Foley Square
From Wikipedia, the free encyclopedia
Foley Square is a city park situated in lower Manhattan on the site of the historic Five Points neighborhood and named after a prominent Tammany Hall district leader and local saloon owner, Thomas F. “Big Tom” Foley (1852-1925).
Foley Square is dominated by its surrounding civic buildings, including the classic facades and colonnaded entrances of the 1933 built United States Courthouse, fronted by the Triumph of the Human Spirit Memorial by award-winning artist Lorenzo Pace, the New York County Supreme Court, the Church of St. Andrew, the Foley Square Courthouse (renamed Thurgood Marshall Federal Courthouse in 2003), the New York County Municipal Building, the Foley Square Federal Office Building and the Jacob K. Javitz Federal Office Building and Court of International Trade.
Also featured in the square are five bronze historical medallions, set flush into areas of the surrounding sidewalks, telling the history of the park and its surroundings, including one for the so-called 'Negro Burial Ground' (an 18th century African-American burial ground unearthed during construction of the square).[1] This burial ground has been preserved as "African Burial Ground National Monument".
[edit] Other features
The Foley Square Greenmarket operates year round at the corner of Centre Street between Worth and Pearl Streets, and offers baked goods as well as local farm picked fruits and vegetables which are guaranteed to have been harvested within three days of sale.

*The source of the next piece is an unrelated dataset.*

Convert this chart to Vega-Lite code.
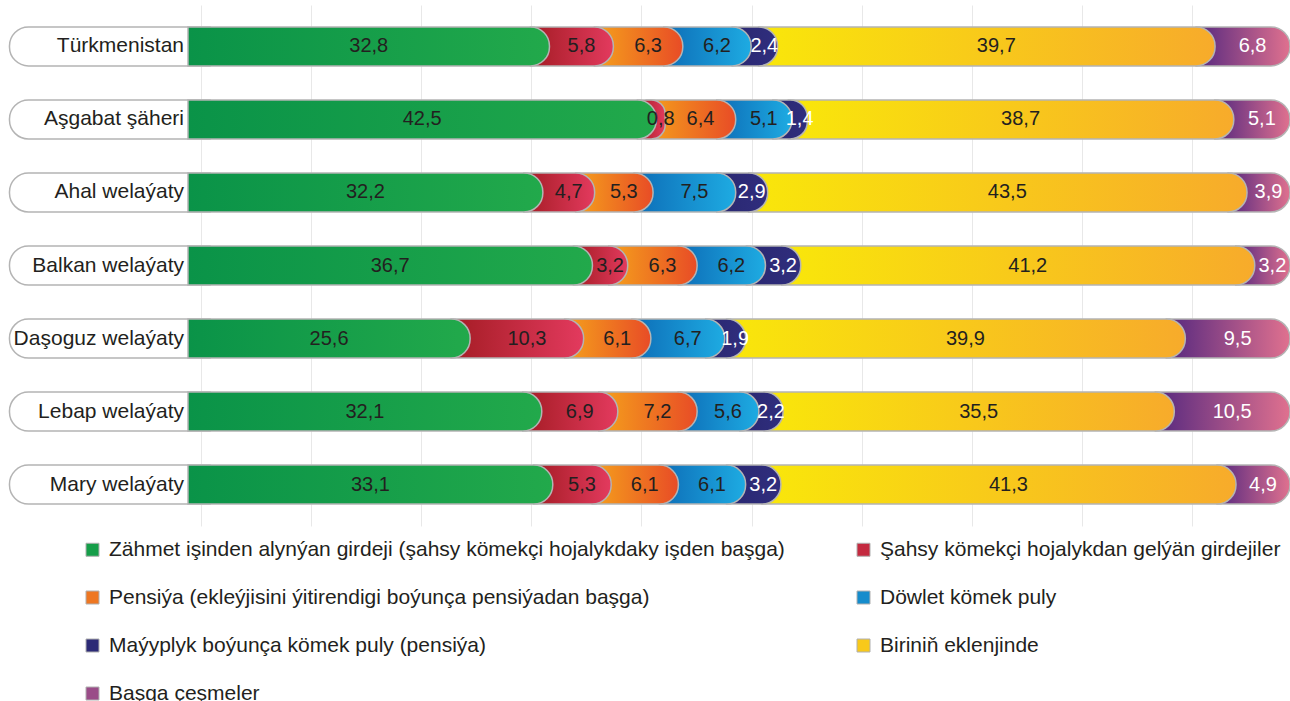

Because of its proximity to New York's Chinatown, every weekday morning the center island of the Foley Square is host to a large group of predominantly Chinese Manhattanites performing Tai Chi.
[edit] In popular culture
Foley Square was the name of a television series which aired by the American television broadcast network CBS from 1985-1986. [2]
Foley Square is often shown on the television series Law & Order and its spinoffs.